Compte tenu de la nouvelle règle qui exige d'avoir obtenu au moins 10 % des voix des électeurs inscrits (et non plus, comme auparavant, 5 % des suffrages exprimés) pour pouvoir être candidat au second tour, règle qui élimine automatiquement près de la moitié des candidats du 5 mars, le ballottage se présente ainsi : dans l'écrasante majorité des circonscriptions de la métropole non pourvues au premier tour, soit 398, deux candidats seulement s'opposent. 125 de ces duels se livrent entre un communiste et la Ve République, 144 entre un fédéré et un gaulliste ou giscardien, qui combattent également 16 centre-démocrates, 6 PSU et 2 gaullistes dissidents.

Dans les autres circonscriptions, on dénombre 18 duels encore livrés par le Centre démocrate (10 aux communistes, 8 aux fédérés), 7 par des modérés et divers à la gauche, 76 batailles triangulaires qui intéressent toutes, sauf 2, la Ve République, et une seule circonscription, en Gironde, où 4 candidats se sont maintenus.

D'une manière générale, la règle des 10 % aura plutôt joué contre les gaullistes et giscardiens, qui auraient bénéficié souvent de batailles triangulaires alors qu'ils étalent perdants dans un duel.

La surprise du second tour

Les résultats de ce second tour, le 12 mars, feront l'effet d'une bombe.

La majorité sortante, que l'on considérait comme assurée d'être largement reconduite, ne gardait que d'extrême justesse la majorité absolue dans l'Assemblée, avec 244 sièges sur 487. Quatre ministres étaient battus : Maurice Couve de Murville (Affaires étrangères), au terme d'une bataille acharnée dans le VIIe arrondissement de Paris, par un centriste de droite.
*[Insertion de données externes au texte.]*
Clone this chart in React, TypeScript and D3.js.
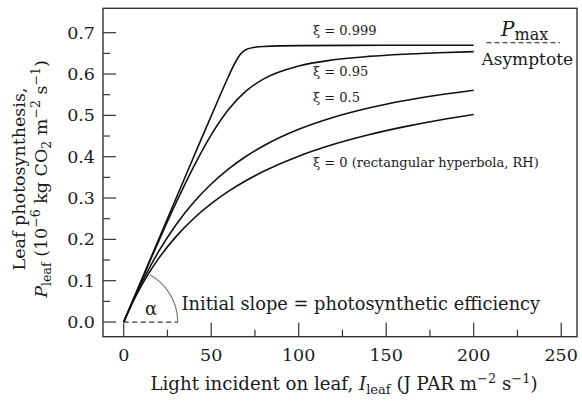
import React from "react";
import * as d3 from "d3";

// Light incident on leaf (J PAR m^-2 s^-1)
const I_GRID = [0, 5, 10, 15, 20, 30, 40, 50, 60, 70, 80, 100, 120, 140, 160, 180, 200];
const I_SHARP = [0, 20, 40, 55, 60, 63, 65, 67, 70, 75, 80, 100, 150, 200];

// Leaf photosynthesis (10^-6 kg CO2 m^-2 s^-1)
const P_XI_0999 = [0, 0.2, 0.4, 0.5475, 0.5952, 0.6219, 0.6375, 0.6495, 0.6593, 0.6648, 0.6667, 0.6687, 0.6695, 0.6697];
const P_XI_095 = [0, 0.0498, 0.0992, 0.1479, 0.1959, 0.2891, 0.3759, 0.4528, 0.5147, 0.5591, 0.5883, 0.6196, 0.6344, 0.6427, 0.6479, 0.6515, 0.6541];
const P_XI_05 = [0, 0.0481, 0.0926, 0.1334, 0.1708, 0.2359, 0.2897, 0.334, 0.3706, 0.401, 0.4265, 0.4663, 0.4956, 0.5179, 0.5354, 0.5493, 0.5608];
const P_XI_0 = [0, 0.0465, 0.087, 0.1226, 0.154, 0.2072, 0.2505, 0.2863, 0.3165, 0.3423, 0.3646, 0.4012, 0.4299, 0.4531, 0.4722, 0.4883, 0.5019];

const SERIES_LABELS = ["ξ = 0.999", "ξ = 0.95", "ξ = 0.5", "ξ = 0 (rectangular hyperbola, RH)"];
const LABEL_Y = [0.694, 0.595, 0.532, 0.374];

const X_TICKS = [0, 50, 100, 150, 200, 250];
const X_MINOR = [25, 75, 125, 175, 225];
const Y_TICKS = [0, 0.1, 0.2, 0.3, 0.4, 0.5, 0.6, 0.7];
const Y_MINOR = [0.05, 0.15, 0.25, 0.35, 0.45, 0.55, 0.65];

const P_MAX = 0.676;

const FONT = "'DejaVu Serif', serif";

export default function App() {
  const left = 103, right = 577, top = 8.3, bottom = 336.7;
  const x = d3.scaleLinear().domain([-11.83, 259.03]).range([left, right]);
  const y = d3.scaleLinear().domain([-0.0355, 0.759]).range([bottom, top]);

  const series = [
    { I: I_SHARP, P: P_XI_0999 },
    { I: I_GRID, P: P_XI_095 },
    { I: I_GRID, P: P_XI_05 },
    { I: I_GRID, P: P_XI_0 },
  ];

  const line = d3
    .line<[number, number]>()
    .x((d) => x(d[0]))
    .y((d) => y(d[1]))
    .curve(d3.curveMonotoneX);

  const cx = x(0), cy = y(0);
  const r = 54;
  const ang = (61 * Math.PI) / 180;
  const arcPath = `M${cx + r},${cy} A${r},${r} 0 0 0 ${cx + r * Math.cos(ang)},${cy - r * Math.sin(ang)}`;

  const textColor = "#1a1a1a";

  return (
    <svg
      width={582}
      height={403}
      style={{ position: "absolute", left: 0, top: 0, background: "#fff" }}
      fontFamily={FONT}
    >
      <rect x={0} y={0} width={582} height={403} fill="#fff" />
      {/* ticks */}
      {X_TICKS.map((t) => (
        <line key={"xt" + t} x1={x(t)} x2={x(t)} y1={bottom} y2={bottom - 14} stroke="#333" strokeWidth={1.2} />
      ))}
      {X_MINOR.map((t) => (
        <line key={"xm" + t} x1={x(t)} x2={x(t)} y1={bottom} y2={bottom - 7} stroke="#333" strokeWidth={1.2} />
      ))}
      {Y_TICKS.map((t) => (
        <line key={"yt" + t} x1={left} x2={left + 13} y1={y(t)} y2={y(t)} stroke="#333" strokeWidth={1.2} />
      ))}
      {Y_MINOR.map((t) => (
        <line key={"ym" + t} x1={left} x2={left + 7} y1={y(t)} y2={y(t)} stroke="#333" strokeWidth={1.2} />
      ))}
      {/* tick labels */}
      {X_TICKS.map((t) => (
        <text key={"xl" + t} x={x(t)} y={361} textAnchor="middle" fontSize={17.5} fill={textColor}>
          {t}
        </text>
      ))}
      {Y_TICKS.map((t) => (
        <text key={"yl" + t} x={95} y={y(t) + 6} textAnchor="end" fontSize={17.5} fill={textColor}>
          {d3.format(".1f")(t)}
        </text>
      ))}

      {/* alpha annotation */}
      <line x1={cx} x2={cx + r} y1={cy} y2={cy} stroke="#333" strokeWidth={1.3} strokeDasharray="5,3.5" />
      <path d={arcPath} fill="none" stroke="#777" strokeWidth={1.1} />
      <text x={151} y={315} textAnchor="middle" fontSize={18} fill="#222">α</text>
      <text x={181.5} y={310} fontSize={17.8} fill={textColor}>Initial slope = photosynthetic efficiency</text>

      {/* curves */}
      {series.map((s, i) => (
        <path
          key={"c" + i}
          d={line(s.I.map((v, k) => [v, s.P[k]] as [number, number])) || ""}
          fill="none"
          stroke="#111"
          strokeWidth={1.6}
        />
      ))}
      {SERIES_LABELS.map((l, i) => (
        <text key={"sl" + i} x={313} y={y(LABEL_Y[i])} fontSize={13} fill={textColor}>
          {l}
        </text>
      ))}

      {/* Pmax asymptote */}
      <line x1={486.5} x2={560} y1={y(P_MAX)} y2={y(P_MAX)} stroke="#444" strokeWidth={1.2} strokeDasharray="5,3" />
      <text x={501} y={36} fontSize={20} fill={textColor}>
        <tspan fontStyle="italic">P</tspan>
        <tspan fontSize={16} dy={3.5}>max</tspan>
      </text>
      <text x={481.5} y={65} fontSize={17} fill={textColor}>Asymptote</text>

      {/* frame */}
      <rect x={left} y={top} width={right - left} height={bottom - top} fill="none" stroke="#333" strokeWidth={1.4} />

      {/* x-axis title */}
      <text x={344} y={390} textAnchor="middle" fontSize={18.2} fill={textColor}>
        <tspan>Light incident on leaf, </tspan>
        <tspan fontStyle="italic">I</tspan>
        <tspan fontSize={13} dy={4}>leaf</tspan>
        <tspan dy={-4}> (J PAR m</tspan>
        <tspan fontSize={13} dy={-7}>−2</tspan>
        <tspan dy={7}> s</tspan>
        <tspan fontSize={13} dy={-7}>−1</tspan>
        <tspan dy={7}>)</tspan>
      </text>

      {/* y-axis title */}
      <g transform="rotate(-90)">
        <text x={-179} y={25} textAnchor="middle" fontSize={17.5} fill={textColor}>
          Leaf photosynthesis,
        </text>
        <text x={-179} y={46.5} textAnchor="middle" fontSize={17.5} fill={textColor}>
          <tspan fontStyle="italic">P</tspan>
          <tspan fontSize={12.5} dy={4}>leaf</tspan>
          <tspan dy={-4}> (10</tspan>
          <tspan fontSize={12.5} dy={-7}>−6</tspan>
          <tspan dy={7}> kg CO</tspan>
          <tspan fontSize={12.5} dy={4}>2</tspan>
          <tspan dy={-4}> m</tspan>
          <tspan fontSize={12.5} dy={-7}>−2</tspan>
          <tspan dy={7}> s</tspan>
          <tspan fontSize={12.5} dy={-7}>−1</tspan>
          <tspan dy={7}>)</tspan>
        </text>
      </g>
    </svg>
  );
}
Frédéric - Dupont ; Pierre Messmer (Armées), par le maire socialiste de Lorient ; Jean Charbonnel, à Brive, et Alexandre Sanguinetti à Paris, par des fédérés.

Onze autres membres du gouvernement étaient élus, mais à Paris la Ve République perdait 10 sièges et, en tout, laissait sur le terrain 73 députés, ne regagnant ailleurs que 33 élus. Les communistes passaient de 41 à 73 députés, la Fédération de la gauche de 91 à 116.

Le Centre démocrate se voyait attribuer officiellement 27 élus, mais revendiquait la plupart des 15 divers modérés, alors qu'il avait en tout 41 sortants et qu'il y avait 9 non-inscrits. Pierre Mendès France (PSU) était élu à Grenoble.

Ainsi, tout en gagnant des voix d'un dimanche à l'autre (42,99 % au second tour), la Ve République perdait des sièges et frisait la défaite.

À noter que le recul de l'UNR et l'échec des gaullistes de gauche étaient d'autant plus sensibles que leur allié, Valéry Giscard d'Estaing, progressait au contraire de 34 à 44 députés. L'alliance de la gauche et des communistes avait joué à plein, tandis que l'assurance affichée après le premier tour par les leaders gaullistes démobilisait certains de leurs partisans. Le Centre démocrate, dont les voix étaient allées ici à la Ve République, là aux fédérés et même quelquefois, pour une petite part, à des communistes, apparaissait comme le grand vaincu.

La division en deux camps, déjà inscrite dans les candidatures et les duels du second tour, aboutissait à une séparation de l'électorat, à l'Assemblée, en deux moitiés, ou presque, avec un petit centrisme à la charnière, trop faible pour être l'arbitre du débat.

En attendant Bastia

Les élections de Corse, parfois mouvementées, nous ont offert, au second tour, un suspense de la meilleure veine.

La nuit du 12 au 13 mars, il est vrai, le dépouillement s'achevait en métropole, la Ve République n'avait pas atteint la majorité absolue et il restait un seul siège à pourvoir, celui de Bastia.

La proclamation de Jacques Faggianelli (Ve Rép.), qui donnait à la majorité sortante son 244e siège, ne devait intervenir que le lundi à 19 h 30, après une longue suite d'incidents.

Le dimanche après-midi, un commando s'empare de l'urne du 6e bureau de Bastia. Elle est récupérée plus tard, intacte.

Après la clôture du scrutin, la confusion redouble : le procès-verbal du 6e bureau disparaît, tandis que les résultats officieux donnaient Jean Zuccarelli (FGDS) élu. Le maire constate qu'il lui est impossible de proclamer les résultats. Des manifestants de gauche tentent de pénétrer dans l'hôtel de ville, gardé par les CRS.